### [Instructions for the task]
Extract each line of the data and write it out again exactly.

### [Dataset excerpt]

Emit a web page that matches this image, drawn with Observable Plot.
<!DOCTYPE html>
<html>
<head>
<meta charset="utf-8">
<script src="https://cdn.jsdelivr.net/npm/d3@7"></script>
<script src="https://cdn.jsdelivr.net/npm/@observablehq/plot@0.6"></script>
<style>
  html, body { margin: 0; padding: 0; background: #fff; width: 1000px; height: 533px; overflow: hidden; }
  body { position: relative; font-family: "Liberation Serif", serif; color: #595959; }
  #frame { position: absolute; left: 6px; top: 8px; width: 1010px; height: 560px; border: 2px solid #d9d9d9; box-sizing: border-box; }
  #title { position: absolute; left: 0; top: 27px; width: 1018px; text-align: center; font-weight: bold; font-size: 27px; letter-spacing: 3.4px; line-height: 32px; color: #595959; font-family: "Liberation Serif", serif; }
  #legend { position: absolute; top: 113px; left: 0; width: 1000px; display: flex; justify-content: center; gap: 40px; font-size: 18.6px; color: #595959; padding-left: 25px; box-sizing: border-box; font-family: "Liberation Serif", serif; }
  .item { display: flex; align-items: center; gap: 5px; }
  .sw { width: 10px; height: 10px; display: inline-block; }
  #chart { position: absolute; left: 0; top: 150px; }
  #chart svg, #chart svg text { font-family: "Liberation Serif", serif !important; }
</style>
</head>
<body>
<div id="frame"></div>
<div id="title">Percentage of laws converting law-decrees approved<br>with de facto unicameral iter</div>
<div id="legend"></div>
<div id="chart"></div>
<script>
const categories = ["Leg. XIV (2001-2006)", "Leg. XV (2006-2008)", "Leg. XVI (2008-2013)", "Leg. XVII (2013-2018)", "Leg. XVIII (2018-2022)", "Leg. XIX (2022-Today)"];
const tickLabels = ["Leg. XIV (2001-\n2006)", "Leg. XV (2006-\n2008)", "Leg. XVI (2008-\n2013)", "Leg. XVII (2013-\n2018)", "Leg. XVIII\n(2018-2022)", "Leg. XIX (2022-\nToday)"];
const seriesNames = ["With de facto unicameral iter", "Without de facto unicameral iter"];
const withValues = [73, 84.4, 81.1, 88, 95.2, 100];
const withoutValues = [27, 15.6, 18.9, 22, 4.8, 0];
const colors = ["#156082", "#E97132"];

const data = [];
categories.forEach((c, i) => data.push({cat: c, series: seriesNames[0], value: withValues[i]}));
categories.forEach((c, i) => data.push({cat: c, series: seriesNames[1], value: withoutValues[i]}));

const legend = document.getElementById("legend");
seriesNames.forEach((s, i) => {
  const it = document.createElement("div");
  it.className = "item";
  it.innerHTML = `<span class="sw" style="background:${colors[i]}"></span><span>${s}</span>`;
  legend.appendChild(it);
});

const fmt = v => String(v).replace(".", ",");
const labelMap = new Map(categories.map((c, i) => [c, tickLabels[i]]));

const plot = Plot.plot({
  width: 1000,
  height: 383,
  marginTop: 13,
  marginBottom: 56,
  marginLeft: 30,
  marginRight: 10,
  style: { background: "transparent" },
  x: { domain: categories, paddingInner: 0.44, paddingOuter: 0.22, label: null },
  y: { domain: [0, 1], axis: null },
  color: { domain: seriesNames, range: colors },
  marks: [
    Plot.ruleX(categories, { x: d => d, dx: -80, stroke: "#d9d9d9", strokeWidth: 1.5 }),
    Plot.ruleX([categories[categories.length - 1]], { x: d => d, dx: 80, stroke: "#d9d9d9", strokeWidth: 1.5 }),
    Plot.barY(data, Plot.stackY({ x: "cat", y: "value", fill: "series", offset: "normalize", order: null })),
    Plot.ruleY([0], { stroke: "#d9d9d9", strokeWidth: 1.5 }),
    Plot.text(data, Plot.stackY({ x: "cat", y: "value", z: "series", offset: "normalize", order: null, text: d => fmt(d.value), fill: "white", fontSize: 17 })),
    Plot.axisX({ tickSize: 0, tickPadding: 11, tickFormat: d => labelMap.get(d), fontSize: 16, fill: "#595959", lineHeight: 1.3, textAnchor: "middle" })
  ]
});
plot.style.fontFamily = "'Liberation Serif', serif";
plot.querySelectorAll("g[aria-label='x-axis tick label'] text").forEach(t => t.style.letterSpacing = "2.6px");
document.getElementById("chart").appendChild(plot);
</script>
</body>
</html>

### [Response to this exercise]
Emit a web page that matches this image, drawn with Observable Plot.
<!DOCTYPE html>
<html>
<head>
<meta charset="utf-8">
<script src="https://cdn.jsdelivr.net/npm/d3@7"></script>
<script src="https://cdn.jsdelivr.net/npm/@observablehq/plot@0.6"></script>
<style>
  html, body { margin: 0; padding: 0; background: #fff; width: 1000px; height: 533px; overflow: hidden; }
  body { position: relative; font-family: "Liberation Serif", serif; color: #595959; }
  #frame { position: absolute; left: 6px; top: 8px; width: 1010px; height: 560px; border: 2px solid #d9d9d9; box-sizing: border-box; }
  #title { position: absolute; left: 0; top: 27px; width: 1018px; text-align: center; font-weight: bold; font-size: 27px; letter-spacing: 3.4px; line-height: 32px; color: #595959; font-family: "Liberation Serif", serif; }
  #legend { position: absolute; top: 113px; left: 0; width: 1000px; display: flex; justify-content: center; gap: 40px; font-size: 18.6px; color: #595959; padding-left: 25px; box-sizing: border-box; font-family: "Liberation Serif", serif; }
  .item { display: flex; align-items: center; gap: 5px; }
  .sw { width: 10px; height: 10px; display: inline-block; }
  #chart { position: absolute; left: 0; top: 150px; }
  #chart svg, #chart svg text { font-family: "Liberation Serif", serif !important; }
</style>
</head>
<body>
<div id="frame"></div>
<div id="title">Percentage of laws converting law-decrees approved<br>with de facto unicameral iter</div>
<div id="legend"></div>
<div id="chart"></div>
<script>
const categories = ["Leg. XIV (2001-2006)", "Leg. XV (2006-2008)", "Leg. XVI (2008-2013)", "Leg. XVII (2013-2018)", "Leg. XVIII (2018-2022)", "Leg. XIX (2022-Today)"];
const tickLabels = ["Leg. XIV (2001-\n2006)", "Leg. XV (2006-\n2008)", "Leg. XVI (2008-\n2013)", "Leg. XVII (2013-\n2018)", "Leg. XVIII\n(2018-2022)", "Leg. XIX (2022-\nToday)"];
const seriesNames = ["With de facto unicameral iter", "Without de facto unicameral iter"];
const withValues = [73, 84.4, 81.1, 88, 95.2, 100];
const withoutValues = [27, 15.6, 18.9, 22, 4.8, 0];
const colors = ["#156082", "#E97132"];

const data = [];
categories.forEach((c, i) => data.push({cat: c, series: seriesNames[0], value: withValues[i]}));
categories.forEach((c, i) => data.push({cat: c, series: seriesNames[1], value: withoutValues[i]}));

const legend = document.getElementById("legend");
seriesNames.forEach((s, i) => {
  const it = document.createElement("div");
  it.className = "item";
  it.innerHTML = `<span class="sw" style="background:${colors[i]}"></span><span>${s}</span>`;
  legend.appendChild(it);
});

const fmt = v => String(v).replace(".", ",");
const labelMap = new Map(categories.map((c, i) => [c, tickLabels[i]]));

const plot = Plot.plot({
  width: 1000,
  height: 383,
  marginTop: 13,
  marginBottom: 56,
  marginLeft: 30,
  marginRight: 10,
  style: { background: "transparent" },
  x: { domain: categories, paddingInner: 0.44, paddingOuter: 0.22, label: null },
  y: { domain: [0, 1], axis: null },
  color: { domain: seriesNames, range: colors },
  marks: [
    Plot.ruleX(categories, { x: d => d, dx: -80, stroke: "#d9d9d9", strokeWidth: 1.5 }),
    Plot.ruleX([categories[categories.length - 1]], { x: d => d, dx: 80, stroke: "#d9d9d9", strokeWidth: 1.5 }),
    Plot.barY(data, Plot.stackY({ x: "cat", y: "value", fill: "series", offset: "normalize", order: null })),
    Plot.ruleY([0], { stroke: "#d9d9d9", strokeWidth: 1.5 }),
    Plot.text(data, Plot.stackY({ x: "cat", y: "value", z: "series", offset: "normalize", order: null, text: d => fmt(d.value), fill: "white", fontSize: 17 })),
    Plot.axisX({ tickSize: 0, tickPadding: 11, tickFormat: d => labelMap.get(d), fontSize: 16, fill: "#595959", lineHeight: 1.3, textAnchor: "middle" })
  ]
});
plot.style.fontFamily = "'Liberation Serif', serif";
plot.querySelectorAll("g[aria-label='x-axis tick label'] text").forEach(t => t.style.letterSpacing = "2.6px");
document.getElementById("chart").appendChild(plot);
</script>
</body>
</html>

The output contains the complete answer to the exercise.